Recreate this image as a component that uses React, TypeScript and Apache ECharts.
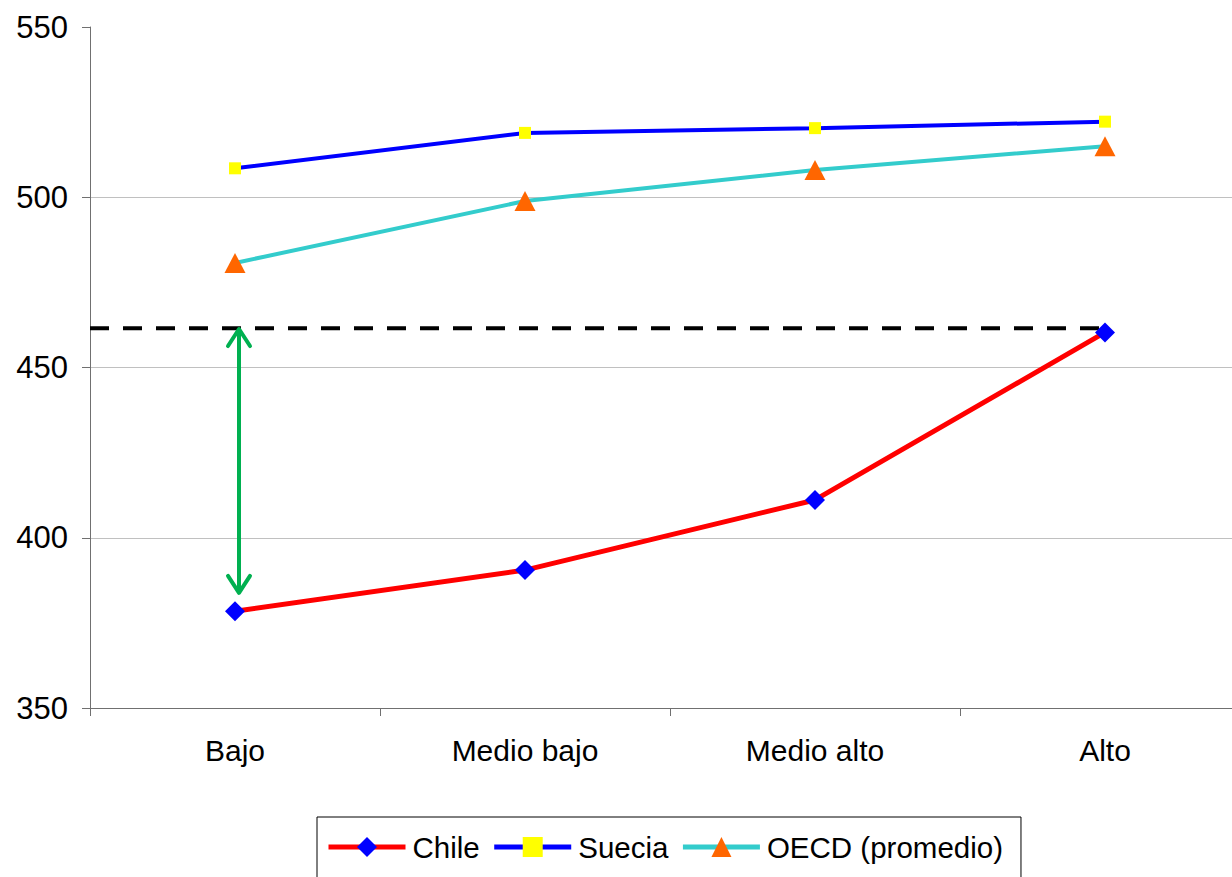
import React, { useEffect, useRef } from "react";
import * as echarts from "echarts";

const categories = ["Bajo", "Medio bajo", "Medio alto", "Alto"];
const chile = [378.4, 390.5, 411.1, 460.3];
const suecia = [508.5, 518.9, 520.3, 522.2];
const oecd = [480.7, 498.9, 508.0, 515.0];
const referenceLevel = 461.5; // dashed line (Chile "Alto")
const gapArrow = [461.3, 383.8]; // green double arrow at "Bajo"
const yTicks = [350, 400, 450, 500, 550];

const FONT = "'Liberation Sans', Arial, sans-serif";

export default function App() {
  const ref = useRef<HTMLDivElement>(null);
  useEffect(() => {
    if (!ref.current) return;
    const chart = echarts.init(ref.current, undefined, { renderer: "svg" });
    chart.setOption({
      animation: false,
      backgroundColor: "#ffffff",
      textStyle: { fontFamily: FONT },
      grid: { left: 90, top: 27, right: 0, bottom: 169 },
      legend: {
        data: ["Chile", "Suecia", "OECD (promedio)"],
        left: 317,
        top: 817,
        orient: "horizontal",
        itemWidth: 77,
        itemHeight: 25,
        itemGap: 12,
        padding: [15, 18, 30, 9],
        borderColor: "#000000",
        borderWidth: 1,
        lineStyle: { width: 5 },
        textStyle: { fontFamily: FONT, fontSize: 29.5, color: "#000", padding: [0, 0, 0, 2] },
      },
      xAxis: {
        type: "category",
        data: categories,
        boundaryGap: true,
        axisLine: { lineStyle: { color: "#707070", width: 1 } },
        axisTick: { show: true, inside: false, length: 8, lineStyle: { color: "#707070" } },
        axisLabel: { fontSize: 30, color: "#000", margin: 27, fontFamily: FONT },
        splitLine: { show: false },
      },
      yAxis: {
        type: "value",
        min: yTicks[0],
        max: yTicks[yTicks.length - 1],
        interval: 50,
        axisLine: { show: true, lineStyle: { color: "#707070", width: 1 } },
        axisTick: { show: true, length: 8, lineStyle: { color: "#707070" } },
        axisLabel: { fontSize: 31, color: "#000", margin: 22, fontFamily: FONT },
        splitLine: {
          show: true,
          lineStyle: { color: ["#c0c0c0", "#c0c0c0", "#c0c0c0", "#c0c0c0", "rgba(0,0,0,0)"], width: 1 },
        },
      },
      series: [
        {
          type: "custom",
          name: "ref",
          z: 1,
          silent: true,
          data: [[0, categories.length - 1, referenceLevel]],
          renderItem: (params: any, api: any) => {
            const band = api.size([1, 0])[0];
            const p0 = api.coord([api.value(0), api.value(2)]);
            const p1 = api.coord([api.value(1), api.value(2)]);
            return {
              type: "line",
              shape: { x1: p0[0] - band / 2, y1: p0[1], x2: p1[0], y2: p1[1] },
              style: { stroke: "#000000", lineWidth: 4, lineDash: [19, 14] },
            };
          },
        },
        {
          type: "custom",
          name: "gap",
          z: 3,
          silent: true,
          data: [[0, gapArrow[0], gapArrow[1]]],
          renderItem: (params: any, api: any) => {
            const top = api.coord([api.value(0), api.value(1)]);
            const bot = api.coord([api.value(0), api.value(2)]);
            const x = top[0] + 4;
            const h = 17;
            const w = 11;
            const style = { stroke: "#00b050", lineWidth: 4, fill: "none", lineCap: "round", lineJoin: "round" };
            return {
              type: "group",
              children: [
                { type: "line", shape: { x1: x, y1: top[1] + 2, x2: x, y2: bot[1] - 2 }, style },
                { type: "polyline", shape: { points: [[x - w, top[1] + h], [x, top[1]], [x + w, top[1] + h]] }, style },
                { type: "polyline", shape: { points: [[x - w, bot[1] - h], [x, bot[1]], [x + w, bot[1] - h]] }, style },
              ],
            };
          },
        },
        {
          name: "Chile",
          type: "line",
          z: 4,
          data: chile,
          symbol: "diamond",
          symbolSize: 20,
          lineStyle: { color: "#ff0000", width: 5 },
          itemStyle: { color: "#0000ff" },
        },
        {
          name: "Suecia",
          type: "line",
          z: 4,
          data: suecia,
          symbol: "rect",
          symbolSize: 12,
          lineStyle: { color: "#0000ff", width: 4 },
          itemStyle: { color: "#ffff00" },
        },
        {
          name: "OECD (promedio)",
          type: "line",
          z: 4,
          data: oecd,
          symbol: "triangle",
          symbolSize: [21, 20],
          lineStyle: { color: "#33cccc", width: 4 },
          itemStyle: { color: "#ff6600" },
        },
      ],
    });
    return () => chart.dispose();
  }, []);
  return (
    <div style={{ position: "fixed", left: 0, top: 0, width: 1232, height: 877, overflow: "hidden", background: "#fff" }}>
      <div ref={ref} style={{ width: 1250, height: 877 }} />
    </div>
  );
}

##########

→ TASK STATEMENT: Restate the material word for word from its first line through the line containing "import * as", both included; the pictures do not belong in it.

→ OUTPUT OF THE EXERCISE:
Recreate this image as a component that uses React, TypeScript and Apache ECharts.
import React, { useEffect, useRef } from "react";
import * as echarts from "echarts";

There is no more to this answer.